You can control data sharing at multiple levels:
  • Per‑service flags in oncall.yaml:
    • Set code_available: false to prevent any code from being read or sent via tools for that service.
    • Set logs_available: false to prevent automated log tools; AI will then only see logs that you paste or explicitly include in your question.
  • Environment separation:
    • Use more permissive flags in development (full code + logs) and stricter flags in production (log‑only, or even log‑disabled for highly sensitive services).
  • Manual redaction:
    • Avoid pasting secrets or highly sensitive data into chat.
    • When sharing logs manually, you can redact or trim them before sending.

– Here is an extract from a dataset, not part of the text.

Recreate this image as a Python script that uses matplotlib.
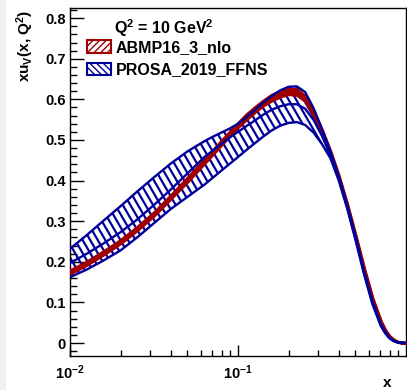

If both logs_available and code_available are false, the service only processes:
  • Your natural‑language questions.
  • Any text you explicitly paste or type into chat.

Token usage and dashboard

The OnCall dashboard shows:
  • Current usage for your API key (for example, 230757 / 1000000 tokens).
  • Total tokens consumed.
  • Token usage over time, visualized by date.
This lets you:
  • Track how much your key is being used across sessions.
  • Identify spikes in usage that may correspond to heavy debugging sessions or new team members.
  • Decide when to rotate keys or adjust how you use the CLI.
Token usage is tied to the API key in ~/.oncall/config, so using separate keys per environment or per team can make cost monitoring and attribution easier.